→ **Goal**: Each line below should be retyped exactly, with no pictures.

→ **Recorded information**:
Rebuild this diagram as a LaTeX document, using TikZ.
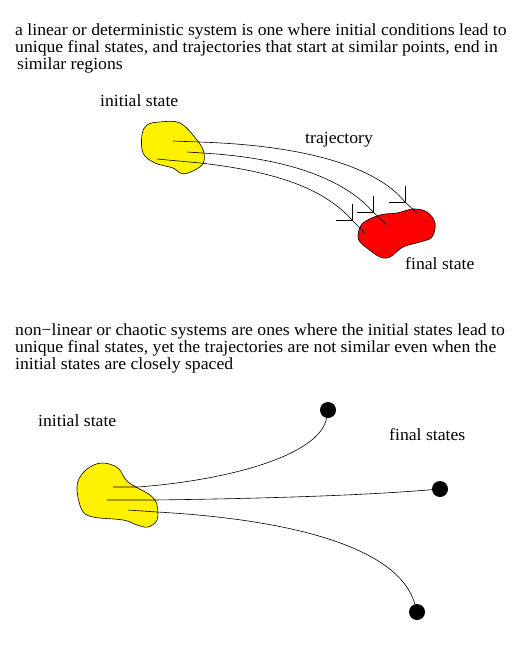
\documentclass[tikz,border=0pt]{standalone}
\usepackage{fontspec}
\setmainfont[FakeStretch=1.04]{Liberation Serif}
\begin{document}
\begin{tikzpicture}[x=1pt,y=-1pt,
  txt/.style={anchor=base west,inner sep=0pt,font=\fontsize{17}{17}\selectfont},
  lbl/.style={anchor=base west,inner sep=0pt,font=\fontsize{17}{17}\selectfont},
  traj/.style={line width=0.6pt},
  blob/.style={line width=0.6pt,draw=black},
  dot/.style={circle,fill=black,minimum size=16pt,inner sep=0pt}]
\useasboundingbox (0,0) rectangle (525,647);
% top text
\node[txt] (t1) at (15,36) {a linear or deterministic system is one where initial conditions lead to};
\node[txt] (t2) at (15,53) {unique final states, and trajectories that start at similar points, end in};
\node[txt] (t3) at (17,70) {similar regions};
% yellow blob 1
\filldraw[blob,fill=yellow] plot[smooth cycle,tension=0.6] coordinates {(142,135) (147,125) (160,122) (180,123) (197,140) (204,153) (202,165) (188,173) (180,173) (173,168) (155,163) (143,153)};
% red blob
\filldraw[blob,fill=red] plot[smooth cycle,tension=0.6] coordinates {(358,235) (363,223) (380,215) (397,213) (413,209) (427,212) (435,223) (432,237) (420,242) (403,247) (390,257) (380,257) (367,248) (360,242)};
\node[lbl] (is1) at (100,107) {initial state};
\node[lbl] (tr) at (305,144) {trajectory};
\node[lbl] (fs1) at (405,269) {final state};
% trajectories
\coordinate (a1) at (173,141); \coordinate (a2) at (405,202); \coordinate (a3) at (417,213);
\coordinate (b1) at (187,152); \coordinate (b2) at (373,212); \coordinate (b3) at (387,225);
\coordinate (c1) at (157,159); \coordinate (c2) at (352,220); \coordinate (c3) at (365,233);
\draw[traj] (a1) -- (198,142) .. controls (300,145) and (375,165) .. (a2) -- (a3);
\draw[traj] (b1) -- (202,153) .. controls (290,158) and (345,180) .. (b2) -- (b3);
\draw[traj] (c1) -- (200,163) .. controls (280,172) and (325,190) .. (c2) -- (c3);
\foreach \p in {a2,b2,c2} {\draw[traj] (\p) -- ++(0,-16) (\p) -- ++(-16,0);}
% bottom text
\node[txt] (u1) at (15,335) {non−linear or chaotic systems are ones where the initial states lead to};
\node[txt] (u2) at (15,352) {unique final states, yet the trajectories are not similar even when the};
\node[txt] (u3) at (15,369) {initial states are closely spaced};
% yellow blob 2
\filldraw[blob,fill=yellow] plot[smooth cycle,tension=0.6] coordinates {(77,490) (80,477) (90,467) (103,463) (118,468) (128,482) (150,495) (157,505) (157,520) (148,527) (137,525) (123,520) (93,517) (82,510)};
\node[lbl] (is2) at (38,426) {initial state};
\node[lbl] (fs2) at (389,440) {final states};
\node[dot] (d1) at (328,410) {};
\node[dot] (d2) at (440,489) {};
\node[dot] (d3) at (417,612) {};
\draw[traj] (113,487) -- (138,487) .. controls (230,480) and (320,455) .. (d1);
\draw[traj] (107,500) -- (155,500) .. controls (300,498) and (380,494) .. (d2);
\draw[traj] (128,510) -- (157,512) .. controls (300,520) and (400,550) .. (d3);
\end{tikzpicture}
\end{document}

→ **Correct answer**:
Rebuild this diagram as a LaTeX document, using TikZ.
\documentclass[tikz,border=0pt]{standalone}
\usepackage{fontspec}
\setmainfont[FakeStretch=1.04]{Liberation Serif}
\begin{document}
\begin{tikzpicture}[x=1pt,y=-1pt,
  txt/.style={anchor=base west,inner sep=0pt,font=\fontsize{17}{17}\selectfont},
  lbl/.style={anchor=base west,inner sep=0pt,font=\fontsize{17}{17}\selectfont},
  traj/.style={line width=0.6pt},
  blob/.style={line width=0.6pt,draw=black},
  dot/.style={circle,fill=black,minimum size=16pt,inner sep=0pt}]
\useasboundingbox (0,0) rectangle (525,647);
% top text
\node[txt] (t1) at (15,36) {a linear or deterministic system is one where initial conditions lead to};
\node[txt] (t2) at (15,53) {unique final states, and trajectories that start at similar points, end in};
\node[txt] (t3) at (17,70) {similar regions};
% yellow blob 1
\filldraw[blob,fill=yellow] plot[smooth cycle,tension=0.6] coordinates {(142,135) (147,125) (160,122) (180,123) (197,140) (204,153) (202,165) (188,173) (180,173) (173,168) (155,163) (143,153)};
% red blob
\filldraw[blob,fill=red] plot[smooth cycle,tension=0.6] coordinates {(358,235) (363,223) (380,215) (397,213) (413,209) (427,212) (435,223) (432,237) (420,242) (403,247) (390,257) (380,257) (367,248) (360,242)};
\node[lbl] (is1) at (100,107) {initial state};
\node[lbl] (tr) at (305,144) {trajectory};
\node[lbl] (fs1) at (405,269) {final state};
% trajectories
\coordinate (a1) at (173,141); \coordinate (a2) at (405,202); \coordinate (a3) at (417,213);
\coordinate (b1) at (187,152); \coordinate (b2) at (373,212); \coordinate (b3) at (387,225);
\coordinate (c1) at (157,159); \coordinate (c2) at (352,220); \coordinate (c3) at (365,233);
\draw[traj] (a1) -- (198,142) .. controls (300,145) and (375,165) .. (a2) -- (a3);
\draw[traj] (b1) -- (202,153) .. controls (290,158) and (345,180) .. (b2) -- (b3);
\draw[traj] (c1) -- (200,163) .. controls (280,172) and (325,190) .. (c2) -- (c3);
\foreach \p in {a2,b2,c2} {\draw[traj] (\p) -- ++(0,-16) (\p) -- ++(-16,0);}
% bottom text
\node[txt] (u1) at (15,335) {non−linear or chaotic systems are ones where the initial states lead to};
\node[txt] (u2) at (15,352) {unique final states, yet the trajectories are not similar even when the};
\node[txt] (u3) at (15,369) {initial states are closely spaced};
% yellow blob 2
\filldraw[blob,fill=yellow] plot[smooth cycle,tension=0.6] coordinates {(77,490) (80,477) (90,467) (103,463) (118,468) (128,482) (150,495) (157,505) (157,520) (148,527) (137,525) (123,520) (93,517) (82,510)};
\node[lbl] (is2) at (38,426) {initial state};
\node[lbl] (fs2) at (389,440) {final states};
\node[dot] (d1) at (328,410) {};
\node[dot] (d2) at (440,489) {};
\node[dot] (d3) at (417,612) {};
\draw[traj] (113,487) -- (138,487) .. controls (230,480) and (320,455) .. (d1);
\draw[traj] (107,500) -- (155,500) .. controls (300,498) and (380,494) .. (d2);
\draw[traj] (128,510) -- (157,512) .. controls (300,520) and (400,550) .. (d3);
\end{tikzpicture}
\end{document}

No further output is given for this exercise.